Supplied records:
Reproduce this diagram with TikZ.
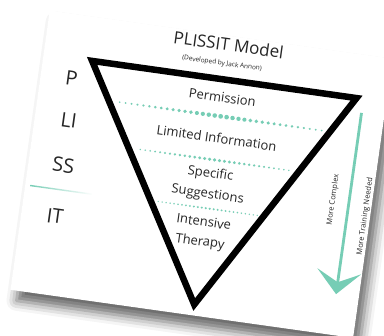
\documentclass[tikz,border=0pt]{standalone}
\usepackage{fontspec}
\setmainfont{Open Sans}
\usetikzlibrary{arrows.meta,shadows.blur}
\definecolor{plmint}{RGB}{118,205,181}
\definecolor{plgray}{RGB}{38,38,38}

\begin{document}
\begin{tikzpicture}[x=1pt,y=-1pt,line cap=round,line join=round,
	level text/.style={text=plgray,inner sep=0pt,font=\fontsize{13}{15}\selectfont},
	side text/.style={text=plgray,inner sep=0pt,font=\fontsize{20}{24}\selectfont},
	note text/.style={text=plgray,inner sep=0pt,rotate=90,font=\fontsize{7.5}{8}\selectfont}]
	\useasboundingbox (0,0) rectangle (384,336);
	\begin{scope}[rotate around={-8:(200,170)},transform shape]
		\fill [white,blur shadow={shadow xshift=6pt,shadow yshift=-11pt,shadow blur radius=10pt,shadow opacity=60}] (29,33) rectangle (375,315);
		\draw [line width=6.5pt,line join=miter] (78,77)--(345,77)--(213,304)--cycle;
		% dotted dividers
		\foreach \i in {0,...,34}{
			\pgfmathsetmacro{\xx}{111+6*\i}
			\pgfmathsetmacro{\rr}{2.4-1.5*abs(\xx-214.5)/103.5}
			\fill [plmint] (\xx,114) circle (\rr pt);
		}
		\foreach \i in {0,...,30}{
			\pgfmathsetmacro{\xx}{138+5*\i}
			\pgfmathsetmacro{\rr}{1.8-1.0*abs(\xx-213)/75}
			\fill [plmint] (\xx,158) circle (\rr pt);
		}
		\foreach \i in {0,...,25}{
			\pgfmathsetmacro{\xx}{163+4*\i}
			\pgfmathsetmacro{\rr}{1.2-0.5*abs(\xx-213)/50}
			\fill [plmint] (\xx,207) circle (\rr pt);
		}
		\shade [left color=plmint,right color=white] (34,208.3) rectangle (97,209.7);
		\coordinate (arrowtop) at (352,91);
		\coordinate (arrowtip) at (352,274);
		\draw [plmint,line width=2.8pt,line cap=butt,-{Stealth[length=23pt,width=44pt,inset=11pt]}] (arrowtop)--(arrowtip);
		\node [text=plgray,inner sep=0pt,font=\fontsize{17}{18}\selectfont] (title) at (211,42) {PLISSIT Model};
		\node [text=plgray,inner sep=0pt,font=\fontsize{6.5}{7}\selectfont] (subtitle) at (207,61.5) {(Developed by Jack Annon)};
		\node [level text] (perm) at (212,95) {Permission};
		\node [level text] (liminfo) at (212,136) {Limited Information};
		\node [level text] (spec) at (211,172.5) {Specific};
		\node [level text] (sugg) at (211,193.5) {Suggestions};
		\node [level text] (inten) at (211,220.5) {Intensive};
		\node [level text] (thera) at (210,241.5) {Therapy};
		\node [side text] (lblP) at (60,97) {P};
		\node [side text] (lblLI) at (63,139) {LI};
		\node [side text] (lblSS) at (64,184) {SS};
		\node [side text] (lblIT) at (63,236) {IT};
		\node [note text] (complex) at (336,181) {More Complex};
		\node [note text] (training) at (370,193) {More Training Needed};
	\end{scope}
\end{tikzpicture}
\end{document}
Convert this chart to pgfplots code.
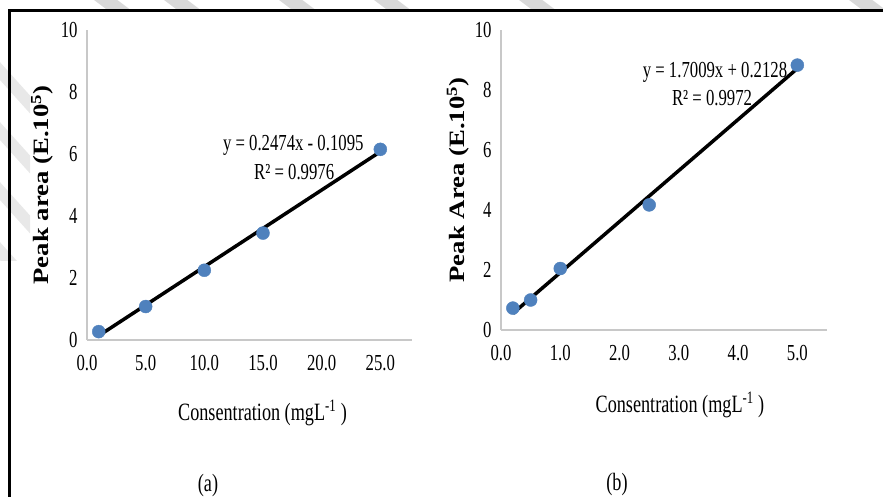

What you should do: Write the material out again exactly as it appears, dropping the pictures.

Solution below:
Reproduce this diagram with TikZ.
\documentclass[tikz,border=0pt]{standalone}
\usepackage{fontspec}
\setmainfont{Open Sans}
\usetikzlibrary{arrows.meta,shadows.blur}
\definecolor{plmint}{RGB}{118,205,181}
\definecolor{plgray}{RGB}{38,38,38}

\begin{document}
\begin{tikzpicture}[x=1pt,y=-1pt,line cap=round,line join=round,
	level text/.style={text=plgray,inner sep=0pt,font=\fontsize{13}{15}\selectfont},
	side text/.style={text=plgray,inner sep=0pt,font=\fontsize{20}{24}\selectfont},
	note text/.style={text=plgray,inner sep=0pt,rotate=90,font=\fontsize{7.5}{8}\selectfont}]
	\useasboundingbox (0,0) rectangle (384,336);
	\begin{scope}[rotate around={-8:(200,170)},transform shape]
		\fill [white,blur shadow={shadow xshift=6pt,shadow yshift=-11pt,shadow blur radius=10pt,shadow opacity=60}] (29,33) rectangle (375,315);
		\draw [line width=6.5pt,line join=miter] (78,77)--(345,77)--(213,304)--cycle;
		% dotted dividers
		\foreach \i in {0,...,34}{
			\pgfmathsetmacro{\xx}{111+6*\i}
			\pgfmathsetmacro{\rr}{2.4-1.5*abs(\xx-214.5)/103.5}
			\fill [plmint] (\xx,114) circle (\rr pt);
		}
		\foreach \i in {0,...,30}{
			\pgfmathsetmacro{\xx}{138+5*\i}
			\pgfmathsetmacro{\rr}{1.8-1.0*abs(\xx-213)/75}
			\fill [plmint] (\xx,158) circle (\rr pt);
		}
		\foreach \i in {0,...,25}{
			\pgfmathsetmacro{\xx}{163+4*\i}
			\pgfmathsetmacro{\rr}{1.2-0.5*abs(\xx-213)/50}
			\fill [plmint] (\xx,207) circle (\rr pt);
		}
		\shade [left color=plmint,right color=white] (34,208.3) rectangle (97,209.7);
		\coordinate (arrowtop) at (352,91);
		\coordinate (arrowtip) at (352,274);
		\draw [plmint,line width=2.8pt,line cap=butt,-{Stealth[length=23pt,width=44pt,inset=11pt]}] (arrowtop)--(arrowtip);
		\node [text=plgray,inner sep=0pt,font=\fontsize{17}{18}\selectfont] (title) at (211,42) {PLISSIT Model};
		\node [text=plgray,inner sep=0pt,font=\fontsize{6.5}{7}\selectfont] (subtitle) at (207,61.5) {(Developed by Jack Annon)};
		\node [level text] (perm) at (212,95) {Permission};
		\node [level text] (liminfo) at (212,136) {Limited Information};
		\node [level text] (spec) at (211,172.5) {Specific};
		\node [level text] (sugg) at (211,193.5) {Suggestions};
		\node [level text] (inten) at (211,220.5) {Intensive};
		\node [level text] (thera) at (210,241.5) {Therapy};
		\node [side text] (lblP) at (60,97) {P};
		\node [side text] (lblLI) at (63,139) {LI};
		\node [side text] (lblSS) at (64,184) {SS};
		\node [side text] (lblIT) at (63,236) {IT};
		\node [note text] (complex) at (336,181) {More Complex};
		\node [note text] (training) at (370,193) {More Training Needed};
	\end{scope}
\end{tikzpicture}
\end{document}
Convert this chart to pgfplots code.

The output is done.